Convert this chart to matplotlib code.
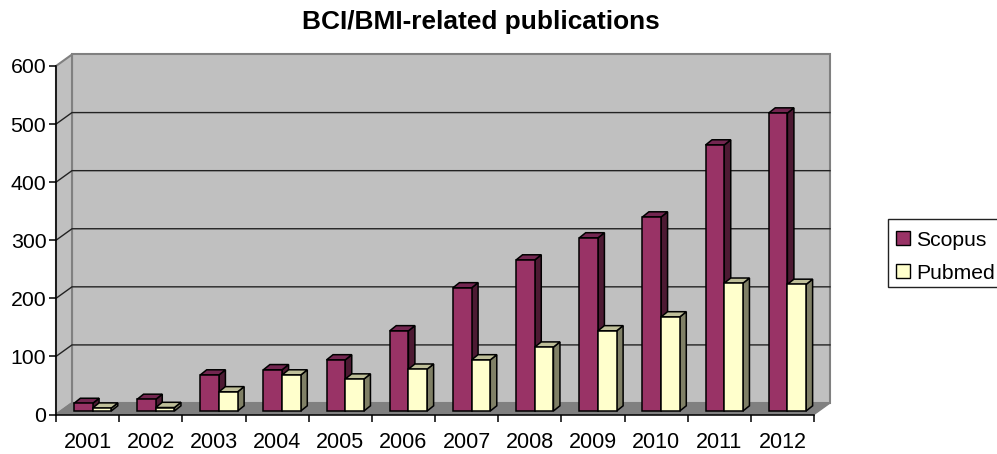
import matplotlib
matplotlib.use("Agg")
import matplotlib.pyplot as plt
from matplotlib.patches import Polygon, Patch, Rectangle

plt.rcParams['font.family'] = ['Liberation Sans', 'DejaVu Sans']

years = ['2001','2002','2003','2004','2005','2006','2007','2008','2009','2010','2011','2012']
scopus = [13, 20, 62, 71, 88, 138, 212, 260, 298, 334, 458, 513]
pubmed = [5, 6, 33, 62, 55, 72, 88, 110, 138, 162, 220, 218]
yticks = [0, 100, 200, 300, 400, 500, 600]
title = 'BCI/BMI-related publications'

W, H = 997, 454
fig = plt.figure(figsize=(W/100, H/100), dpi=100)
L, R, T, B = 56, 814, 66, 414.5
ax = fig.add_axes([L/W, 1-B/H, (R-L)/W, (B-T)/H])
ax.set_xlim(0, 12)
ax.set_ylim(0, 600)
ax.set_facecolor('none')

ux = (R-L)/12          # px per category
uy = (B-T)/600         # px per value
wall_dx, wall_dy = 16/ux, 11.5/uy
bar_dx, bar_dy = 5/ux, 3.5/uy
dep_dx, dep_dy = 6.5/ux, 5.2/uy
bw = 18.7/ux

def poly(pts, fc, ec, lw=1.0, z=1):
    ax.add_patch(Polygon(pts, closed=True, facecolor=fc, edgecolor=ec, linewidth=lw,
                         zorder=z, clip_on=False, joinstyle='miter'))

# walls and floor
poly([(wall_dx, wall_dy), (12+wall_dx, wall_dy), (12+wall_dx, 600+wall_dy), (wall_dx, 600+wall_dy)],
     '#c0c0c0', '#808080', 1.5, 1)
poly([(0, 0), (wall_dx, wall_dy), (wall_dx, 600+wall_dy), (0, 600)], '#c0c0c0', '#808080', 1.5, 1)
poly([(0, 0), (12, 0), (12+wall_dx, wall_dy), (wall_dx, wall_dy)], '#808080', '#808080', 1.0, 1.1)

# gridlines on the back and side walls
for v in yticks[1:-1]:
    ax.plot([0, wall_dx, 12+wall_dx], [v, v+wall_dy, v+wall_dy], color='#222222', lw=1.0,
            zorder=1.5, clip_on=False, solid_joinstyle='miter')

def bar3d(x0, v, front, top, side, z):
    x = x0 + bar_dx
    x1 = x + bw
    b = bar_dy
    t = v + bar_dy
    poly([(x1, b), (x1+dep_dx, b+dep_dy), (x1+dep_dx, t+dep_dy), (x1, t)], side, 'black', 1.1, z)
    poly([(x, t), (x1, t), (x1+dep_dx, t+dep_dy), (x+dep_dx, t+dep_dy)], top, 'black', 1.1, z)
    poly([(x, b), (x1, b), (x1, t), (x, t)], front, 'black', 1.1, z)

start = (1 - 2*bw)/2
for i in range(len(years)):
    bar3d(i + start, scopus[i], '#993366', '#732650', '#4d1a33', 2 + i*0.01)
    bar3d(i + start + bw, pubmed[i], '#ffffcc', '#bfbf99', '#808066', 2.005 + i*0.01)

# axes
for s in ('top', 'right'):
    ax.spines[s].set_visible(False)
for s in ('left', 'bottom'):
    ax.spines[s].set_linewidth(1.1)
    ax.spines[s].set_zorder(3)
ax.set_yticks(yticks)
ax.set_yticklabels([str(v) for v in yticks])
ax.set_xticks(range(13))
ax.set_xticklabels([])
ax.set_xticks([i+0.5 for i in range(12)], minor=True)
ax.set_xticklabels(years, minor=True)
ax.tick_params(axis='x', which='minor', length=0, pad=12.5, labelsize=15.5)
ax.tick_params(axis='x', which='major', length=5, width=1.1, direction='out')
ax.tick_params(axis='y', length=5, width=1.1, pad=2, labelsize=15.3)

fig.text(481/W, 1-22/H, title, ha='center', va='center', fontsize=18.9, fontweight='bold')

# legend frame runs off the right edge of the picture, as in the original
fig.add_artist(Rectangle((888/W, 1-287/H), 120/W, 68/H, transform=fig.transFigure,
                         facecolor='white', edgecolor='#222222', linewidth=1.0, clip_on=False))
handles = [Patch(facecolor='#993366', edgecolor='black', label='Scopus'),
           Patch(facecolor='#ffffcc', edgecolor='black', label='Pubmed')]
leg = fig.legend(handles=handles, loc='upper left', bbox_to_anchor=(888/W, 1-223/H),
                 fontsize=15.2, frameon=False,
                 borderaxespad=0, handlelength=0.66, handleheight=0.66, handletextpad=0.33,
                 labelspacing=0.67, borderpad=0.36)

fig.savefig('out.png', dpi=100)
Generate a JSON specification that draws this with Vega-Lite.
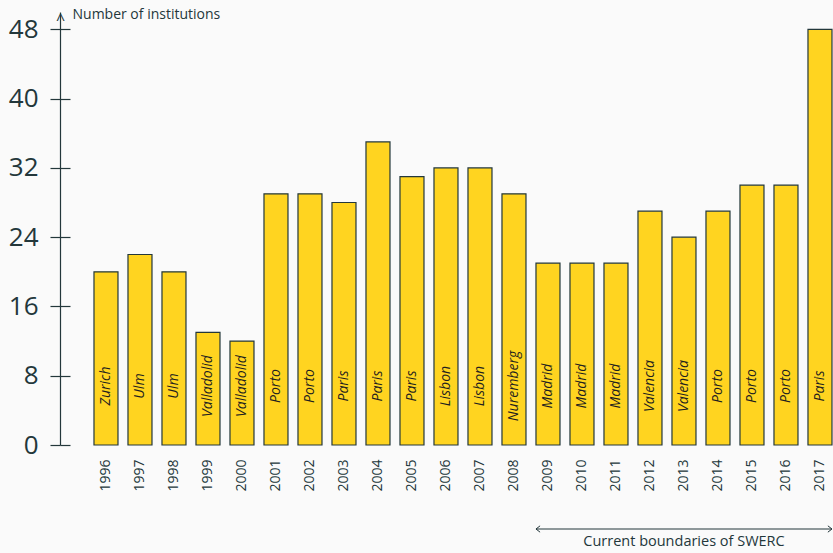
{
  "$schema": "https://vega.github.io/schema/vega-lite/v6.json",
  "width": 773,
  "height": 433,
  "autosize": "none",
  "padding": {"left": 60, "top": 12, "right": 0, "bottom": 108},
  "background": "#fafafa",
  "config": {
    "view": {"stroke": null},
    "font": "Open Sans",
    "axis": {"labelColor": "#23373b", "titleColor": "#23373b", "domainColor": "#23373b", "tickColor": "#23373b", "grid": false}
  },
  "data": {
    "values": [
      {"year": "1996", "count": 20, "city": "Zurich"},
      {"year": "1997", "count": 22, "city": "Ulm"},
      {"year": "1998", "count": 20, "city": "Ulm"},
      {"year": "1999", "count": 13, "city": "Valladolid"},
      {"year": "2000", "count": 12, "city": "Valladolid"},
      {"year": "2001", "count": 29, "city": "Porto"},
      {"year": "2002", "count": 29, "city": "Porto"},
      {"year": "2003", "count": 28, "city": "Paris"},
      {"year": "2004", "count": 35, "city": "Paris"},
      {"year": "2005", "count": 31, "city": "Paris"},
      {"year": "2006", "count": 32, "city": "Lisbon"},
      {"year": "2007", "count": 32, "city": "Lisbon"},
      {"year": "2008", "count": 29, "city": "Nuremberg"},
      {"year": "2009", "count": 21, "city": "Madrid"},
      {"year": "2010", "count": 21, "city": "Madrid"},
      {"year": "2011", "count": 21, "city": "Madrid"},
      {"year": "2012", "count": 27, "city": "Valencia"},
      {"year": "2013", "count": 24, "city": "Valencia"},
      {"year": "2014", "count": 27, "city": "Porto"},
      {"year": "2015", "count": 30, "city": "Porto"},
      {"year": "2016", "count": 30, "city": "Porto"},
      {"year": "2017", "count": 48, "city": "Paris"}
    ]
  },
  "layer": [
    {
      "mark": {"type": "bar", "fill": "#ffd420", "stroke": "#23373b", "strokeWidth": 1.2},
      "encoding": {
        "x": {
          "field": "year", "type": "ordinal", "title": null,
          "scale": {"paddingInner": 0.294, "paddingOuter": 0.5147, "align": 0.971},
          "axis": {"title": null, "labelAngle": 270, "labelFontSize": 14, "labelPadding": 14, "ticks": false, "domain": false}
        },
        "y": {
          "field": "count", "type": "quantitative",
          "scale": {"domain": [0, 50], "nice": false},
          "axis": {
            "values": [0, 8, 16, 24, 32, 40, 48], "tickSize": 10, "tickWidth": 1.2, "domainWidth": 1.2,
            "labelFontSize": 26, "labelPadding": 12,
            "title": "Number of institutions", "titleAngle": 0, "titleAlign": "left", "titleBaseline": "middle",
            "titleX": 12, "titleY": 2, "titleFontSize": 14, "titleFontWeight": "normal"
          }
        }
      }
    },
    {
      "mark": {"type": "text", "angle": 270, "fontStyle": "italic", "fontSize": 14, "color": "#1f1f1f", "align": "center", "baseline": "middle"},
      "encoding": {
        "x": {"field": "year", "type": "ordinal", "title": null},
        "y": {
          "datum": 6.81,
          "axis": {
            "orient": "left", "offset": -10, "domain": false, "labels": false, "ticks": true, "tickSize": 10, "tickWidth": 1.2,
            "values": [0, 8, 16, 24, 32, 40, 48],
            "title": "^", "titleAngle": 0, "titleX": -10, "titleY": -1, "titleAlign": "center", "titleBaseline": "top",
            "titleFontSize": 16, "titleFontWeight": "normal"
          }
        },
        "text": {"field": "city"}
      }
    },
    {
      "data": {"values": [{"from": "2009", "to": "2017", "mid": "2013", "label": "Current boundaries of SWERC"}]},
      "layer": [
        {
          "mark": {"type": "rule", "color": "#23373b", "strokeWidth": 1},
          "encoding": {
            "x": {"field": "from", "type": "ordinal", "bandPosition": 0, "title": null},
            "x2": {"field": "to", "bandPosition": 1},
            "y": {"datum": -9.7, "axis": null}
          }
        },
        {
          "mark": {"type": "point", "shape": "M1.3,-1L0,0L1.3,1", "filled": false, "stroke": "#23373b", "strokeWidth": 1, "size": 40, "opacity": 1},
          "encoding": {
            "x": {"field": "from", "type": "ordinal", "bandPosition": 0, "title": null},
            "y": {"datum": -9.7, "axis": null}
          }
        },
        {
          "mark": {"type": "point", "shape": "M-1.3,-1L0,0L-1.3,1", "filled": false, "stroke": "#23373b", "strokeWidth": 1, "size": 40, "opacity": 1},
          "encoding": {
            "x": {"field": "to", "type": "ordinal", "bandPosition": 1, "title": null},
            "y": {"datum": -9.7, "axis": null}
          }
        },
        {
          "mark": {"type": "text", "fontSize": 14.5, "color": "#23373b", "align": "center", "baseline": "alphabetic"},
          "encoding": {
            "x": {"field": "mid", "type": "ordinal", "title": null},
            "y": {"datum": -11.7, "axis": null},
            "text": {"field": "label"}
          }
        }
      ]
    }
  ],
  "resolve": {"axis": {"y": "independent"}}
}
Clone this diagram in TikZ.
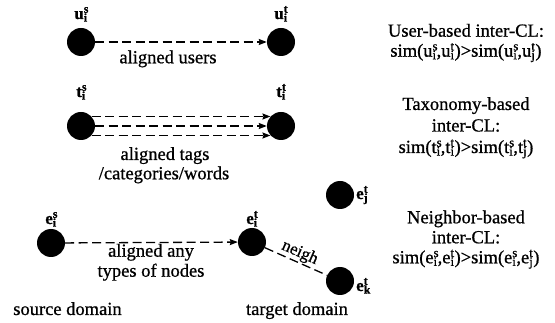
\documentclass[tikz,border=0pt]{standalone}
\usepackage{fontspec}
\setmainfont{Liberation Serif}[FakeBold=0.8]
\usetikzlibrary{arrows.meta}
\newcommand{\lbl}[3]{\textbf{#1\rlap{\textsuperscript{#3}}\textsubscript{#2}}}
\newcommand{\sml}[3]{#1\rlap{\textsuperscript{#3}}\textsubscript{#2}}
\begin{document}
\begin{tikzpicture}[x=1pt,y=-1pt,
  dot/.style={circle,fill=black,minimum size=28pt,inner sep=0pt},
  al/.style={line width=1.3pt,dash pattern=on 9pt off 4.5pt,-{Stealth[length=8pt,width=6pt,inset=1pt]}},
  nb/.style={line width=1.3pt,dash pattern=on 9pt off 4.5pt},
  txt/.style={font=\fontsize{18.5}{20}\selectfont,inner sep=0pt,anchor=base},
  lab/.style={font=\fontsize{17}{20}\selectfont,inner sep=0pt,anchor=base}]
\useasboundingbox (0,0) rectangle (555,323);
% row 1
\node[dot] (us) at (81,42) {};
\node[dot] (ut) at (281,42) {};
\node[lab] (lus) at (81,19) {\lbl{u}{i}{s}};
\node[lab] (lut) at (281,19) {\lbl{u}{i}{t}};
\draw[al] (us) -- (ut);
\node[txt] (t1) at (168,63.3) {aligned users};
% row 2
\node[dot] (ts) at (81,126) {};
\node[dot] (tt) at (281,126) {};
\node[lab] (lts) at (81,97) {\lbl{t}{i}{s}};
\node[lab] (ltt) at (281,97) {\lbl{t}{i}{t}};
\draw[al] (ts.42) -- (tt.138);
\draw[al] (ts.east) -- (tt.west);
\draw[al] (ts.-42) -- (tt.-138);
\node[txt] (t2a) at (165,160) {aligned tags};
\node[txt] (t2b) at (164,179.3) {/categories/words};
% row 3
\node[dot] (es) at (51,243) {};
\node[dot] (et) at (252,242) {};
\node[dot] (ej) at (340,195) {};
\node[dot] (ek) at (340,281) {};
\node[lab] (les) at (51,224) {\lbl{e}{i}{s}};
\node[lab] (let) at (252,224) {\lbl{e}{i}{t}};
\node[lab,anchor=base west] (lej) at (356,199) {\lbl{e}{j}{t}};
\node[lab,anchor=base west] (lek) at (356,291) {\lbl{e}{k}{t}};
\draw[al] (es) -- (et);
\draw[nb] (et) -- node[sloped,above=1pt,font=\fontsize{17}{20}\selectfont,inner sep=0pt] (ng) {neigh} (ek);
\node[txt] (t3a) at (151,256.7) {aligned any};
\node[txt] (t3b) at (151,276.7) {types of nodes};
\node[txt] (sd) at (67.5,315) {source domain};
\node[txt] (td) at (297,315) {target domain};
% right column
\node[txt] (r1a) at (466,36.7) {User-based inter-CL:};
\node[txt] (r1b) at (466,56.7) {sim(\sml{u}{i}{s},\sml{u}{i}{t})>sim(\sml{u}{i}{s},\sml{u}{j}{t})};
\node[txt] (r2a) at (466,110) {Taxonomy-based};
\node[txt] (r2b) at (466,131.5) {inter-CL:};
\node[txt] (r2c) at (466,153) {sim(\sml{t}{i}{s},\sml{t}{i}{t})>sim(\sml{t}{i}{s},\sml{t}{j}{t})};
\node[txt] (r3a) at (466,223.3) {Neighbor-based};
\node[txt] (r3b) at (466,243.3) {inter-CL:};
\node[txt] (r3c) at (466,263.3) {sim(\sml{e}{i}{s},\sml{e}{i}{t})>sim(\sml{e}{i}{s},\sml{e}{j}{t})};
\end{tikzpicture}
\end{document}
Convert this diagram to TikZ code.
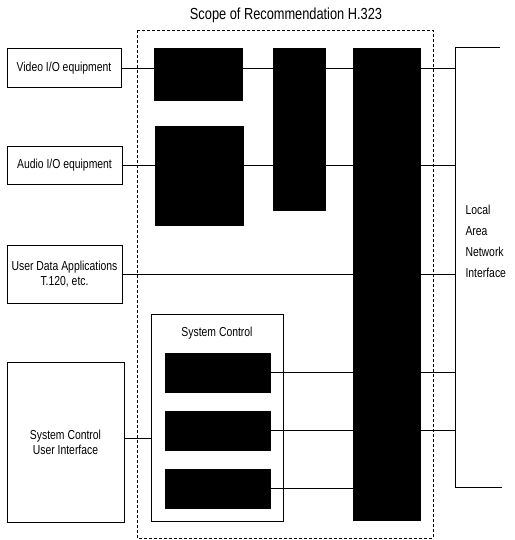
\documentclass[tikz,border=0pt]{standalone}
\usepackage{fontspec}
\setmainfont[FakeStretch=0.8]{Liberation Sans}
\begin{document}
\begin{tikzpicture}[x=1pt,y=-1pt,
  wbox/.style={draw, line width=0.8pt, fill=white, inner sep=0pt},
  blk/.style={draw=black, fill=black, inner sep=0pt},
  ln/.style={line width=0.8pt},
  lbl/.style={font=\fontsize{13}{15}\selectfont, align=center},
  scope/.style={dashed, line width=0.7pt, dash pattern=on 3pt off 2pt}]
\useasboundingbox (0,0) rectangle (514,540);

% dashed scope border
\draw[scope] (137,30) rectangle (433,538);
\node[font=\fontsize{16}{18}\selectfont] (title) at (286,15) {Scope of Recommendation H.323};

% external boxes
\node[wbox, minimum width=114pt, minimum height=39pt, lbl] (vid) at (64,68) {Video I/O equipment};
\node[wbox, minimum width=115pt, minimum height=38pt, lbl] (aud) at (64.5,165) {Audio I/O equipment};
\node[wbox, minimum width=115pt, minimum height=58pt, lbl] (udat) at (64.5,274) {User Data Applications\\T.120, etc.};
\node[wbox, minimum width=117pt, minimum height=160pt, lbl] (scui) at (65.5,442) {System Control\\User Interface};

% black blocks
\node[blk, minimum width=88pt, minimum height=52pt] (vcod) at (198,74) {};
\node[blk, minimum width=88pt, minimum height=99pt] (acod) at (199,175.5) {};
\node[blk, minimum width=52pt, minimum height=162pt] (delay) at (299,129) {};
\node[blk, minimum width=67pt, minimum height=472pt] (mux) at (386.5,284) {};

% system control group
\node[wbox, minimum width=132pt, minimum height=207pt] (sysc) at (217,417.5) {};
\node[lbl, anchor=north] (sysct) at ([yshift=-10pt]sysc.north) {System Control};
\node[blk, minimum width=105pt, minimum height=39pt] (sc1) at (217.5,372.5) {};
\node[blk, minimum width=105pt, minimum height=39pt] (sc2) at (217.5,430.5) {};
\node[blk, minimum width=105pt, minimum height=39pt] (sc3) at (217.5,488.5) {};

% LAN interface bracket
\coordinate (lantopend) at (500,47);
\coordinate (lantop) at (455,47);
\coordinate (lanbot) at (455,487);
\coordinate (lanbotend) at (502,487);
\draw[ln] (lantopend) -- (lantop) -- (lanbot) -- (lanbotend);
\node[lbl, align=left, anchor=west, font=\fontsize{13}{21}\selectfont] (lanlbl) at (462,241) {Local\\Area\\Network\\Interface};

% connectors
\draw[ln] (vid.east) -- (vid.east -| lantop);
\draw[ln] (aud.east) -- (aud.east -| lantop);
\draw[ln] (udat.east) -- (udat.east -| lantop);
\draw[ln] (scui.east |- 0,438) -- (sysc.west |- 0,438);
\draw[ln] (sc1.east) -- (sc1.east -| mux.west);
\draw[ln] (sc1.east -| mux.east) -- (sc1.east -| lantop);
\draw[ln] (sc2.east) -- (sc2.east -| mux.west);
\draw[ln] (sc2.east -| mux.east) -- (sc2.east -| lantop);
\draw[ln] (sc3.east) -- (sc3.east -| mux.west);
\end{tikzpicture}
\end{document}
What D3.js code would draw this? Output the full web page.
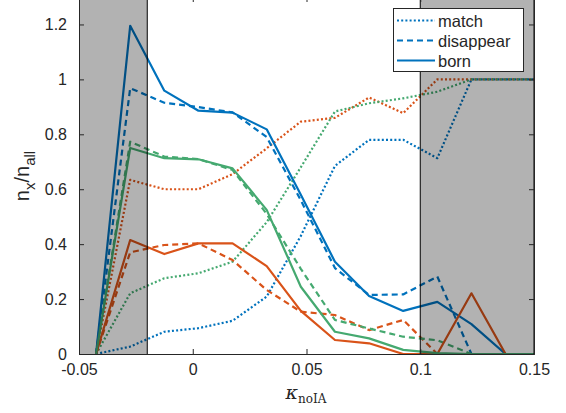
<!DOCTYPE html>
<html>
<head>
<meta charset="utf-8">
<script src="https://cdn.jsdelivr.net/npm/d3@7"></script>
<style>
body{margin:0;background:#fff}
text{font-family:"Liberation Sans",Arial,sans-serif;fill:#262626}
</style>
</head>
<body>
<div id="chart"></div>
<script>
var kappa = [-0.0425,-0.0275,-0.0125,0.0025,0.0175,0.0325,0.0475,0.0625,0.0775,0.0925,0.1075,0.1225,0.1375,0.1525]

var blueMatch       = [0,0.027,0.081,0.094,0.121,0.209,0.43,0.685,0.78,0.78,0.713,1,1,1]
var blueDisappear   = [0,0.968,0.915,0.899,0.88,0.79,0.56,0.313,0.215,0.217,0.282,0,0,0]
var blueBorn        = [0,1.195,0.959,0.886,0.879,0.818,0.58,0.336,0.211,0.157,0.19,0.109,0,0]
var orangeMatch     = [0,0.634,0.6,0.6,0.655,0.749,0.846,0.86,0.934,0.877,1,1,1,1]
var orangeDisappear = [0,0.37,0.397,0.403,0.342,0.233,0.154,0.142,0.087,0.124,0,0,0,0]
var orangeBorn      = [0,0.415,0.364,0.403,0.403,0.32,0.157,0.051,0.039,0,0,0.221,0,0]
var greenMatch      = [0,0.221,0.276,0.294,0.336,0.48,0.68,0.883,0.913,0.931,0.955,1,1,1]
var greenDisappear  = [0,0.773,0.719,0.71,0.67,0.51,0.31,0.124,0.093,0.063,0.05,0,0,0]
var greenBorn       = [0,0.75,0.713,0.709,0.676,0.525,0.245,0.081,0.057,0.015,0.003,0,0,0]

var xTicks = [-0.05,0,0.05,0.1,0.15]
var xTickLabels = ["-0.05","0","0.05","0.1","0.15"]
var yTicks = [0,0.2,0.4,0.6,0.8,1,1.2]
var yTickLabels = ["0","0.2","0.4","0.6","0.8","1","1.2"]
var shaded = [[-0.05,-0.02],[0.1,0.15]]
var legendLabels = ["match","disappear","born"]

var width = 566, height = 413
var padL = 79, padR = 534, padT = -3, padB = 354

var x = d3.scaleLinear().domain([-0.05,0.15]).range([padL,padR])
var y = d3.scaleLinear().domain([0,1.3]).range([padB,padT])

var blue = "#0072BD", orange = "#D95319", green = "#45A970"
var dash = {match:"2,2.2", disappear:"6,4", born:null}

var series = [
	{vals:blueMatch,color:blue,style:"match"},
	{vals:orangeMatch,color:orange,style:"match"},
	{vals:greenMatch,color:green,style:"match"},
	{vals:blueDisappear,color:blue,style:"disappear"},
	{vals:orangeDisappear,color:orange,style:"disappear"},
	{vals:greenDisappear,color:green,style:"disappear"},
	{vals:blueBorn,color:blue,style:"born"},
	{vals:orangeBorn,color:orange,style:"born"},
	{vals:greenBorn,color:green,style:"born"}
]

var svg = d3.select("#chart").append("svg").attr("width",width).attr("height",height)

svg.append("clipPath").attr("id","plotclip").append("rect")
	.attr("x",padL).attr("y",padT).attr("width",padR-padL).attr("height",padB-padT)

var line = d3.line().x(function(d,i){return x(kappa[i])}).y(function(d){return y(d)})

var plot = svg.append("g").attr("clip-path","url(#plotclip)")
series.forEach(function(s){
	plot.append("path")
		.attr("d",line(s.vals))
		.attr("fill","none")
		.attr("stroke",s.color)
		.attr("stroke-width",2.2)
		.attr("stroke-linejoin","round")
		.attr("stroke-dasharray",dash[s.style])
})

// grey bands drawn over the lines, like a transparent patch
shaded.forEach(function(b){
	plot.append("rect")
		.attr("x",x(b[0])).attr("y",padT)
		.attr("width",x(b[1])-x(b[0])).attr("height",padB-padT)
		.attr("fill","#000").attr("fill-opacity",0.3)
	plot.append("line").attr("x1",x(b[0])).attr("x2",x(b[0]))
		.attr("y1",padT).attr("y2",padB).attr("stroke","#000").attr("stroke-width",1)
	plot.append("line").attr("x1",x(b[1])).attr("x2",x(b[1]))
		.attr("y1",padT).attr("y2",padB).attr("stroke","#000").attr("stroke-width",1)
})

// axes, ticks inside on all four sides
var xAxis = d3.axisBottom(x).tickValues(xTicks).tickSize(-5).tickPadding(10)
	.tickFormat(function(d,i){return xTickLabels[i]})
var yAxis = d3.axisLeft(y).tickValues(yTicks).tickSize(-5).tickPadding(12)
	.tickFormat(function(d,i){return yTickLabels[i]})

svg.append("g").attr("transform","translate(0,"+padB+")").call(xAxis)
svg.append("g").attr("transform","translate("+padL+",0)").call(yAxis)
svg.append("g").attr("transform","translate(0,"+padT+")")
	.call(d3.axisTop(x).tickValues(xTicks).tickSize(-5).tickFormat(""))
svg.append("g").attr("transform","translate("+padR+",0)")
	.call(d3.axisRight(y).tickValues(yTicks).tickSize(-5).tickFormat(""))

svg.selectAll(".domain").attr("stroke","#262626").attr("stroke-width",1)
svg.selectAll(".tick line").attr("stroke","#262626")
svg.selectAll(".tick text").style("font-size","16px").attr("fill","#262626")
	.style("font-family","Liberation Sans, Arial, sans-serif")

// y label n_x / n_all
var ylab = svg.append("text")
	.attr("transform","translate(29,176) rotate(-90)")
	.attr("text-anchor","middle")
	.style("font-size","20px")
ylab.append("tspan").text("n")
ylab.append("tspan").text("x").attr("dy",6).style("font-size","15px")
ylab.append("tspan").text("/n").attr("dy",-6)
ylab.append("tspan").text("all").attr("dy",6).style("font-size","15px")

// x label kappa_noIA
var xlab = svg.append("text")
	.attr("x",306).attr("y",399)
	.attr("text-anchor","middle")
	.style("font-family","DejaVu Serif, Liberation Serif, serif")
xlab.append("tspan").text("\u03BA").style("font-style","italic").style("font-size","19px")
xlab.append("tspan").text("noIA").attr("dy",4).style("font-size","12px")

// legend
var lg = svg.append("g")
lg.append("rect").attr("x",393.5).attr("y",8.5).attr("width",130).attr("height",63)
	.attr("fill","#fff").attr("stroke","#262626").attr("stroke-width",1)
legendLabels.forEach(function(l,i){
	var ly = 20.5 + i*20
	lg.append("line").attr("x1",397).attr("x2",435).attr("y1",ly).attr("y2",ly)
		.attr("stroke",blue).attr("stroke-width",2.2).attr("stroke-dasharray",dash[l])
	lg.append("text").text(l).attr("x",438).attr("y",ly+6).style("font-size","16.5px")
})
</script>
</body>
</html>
------------------------
» Your goal:
Everything from the first line of the listing above through the line that contains "plt.rcParams['font.family'] = ['Liberation" is to be restated word for word, minus the pictures.

» Expected answer:
Convert this chart to matplotlib code.
import matplotlib
matplotlib.use("Agg")
import matplotlib.pyplot as plt
from matplotlib.patches import Polygon, Patch, Rectangle

plt.rcParams['font.family'] = ['Liberation Sans', 'DejaVu Sans']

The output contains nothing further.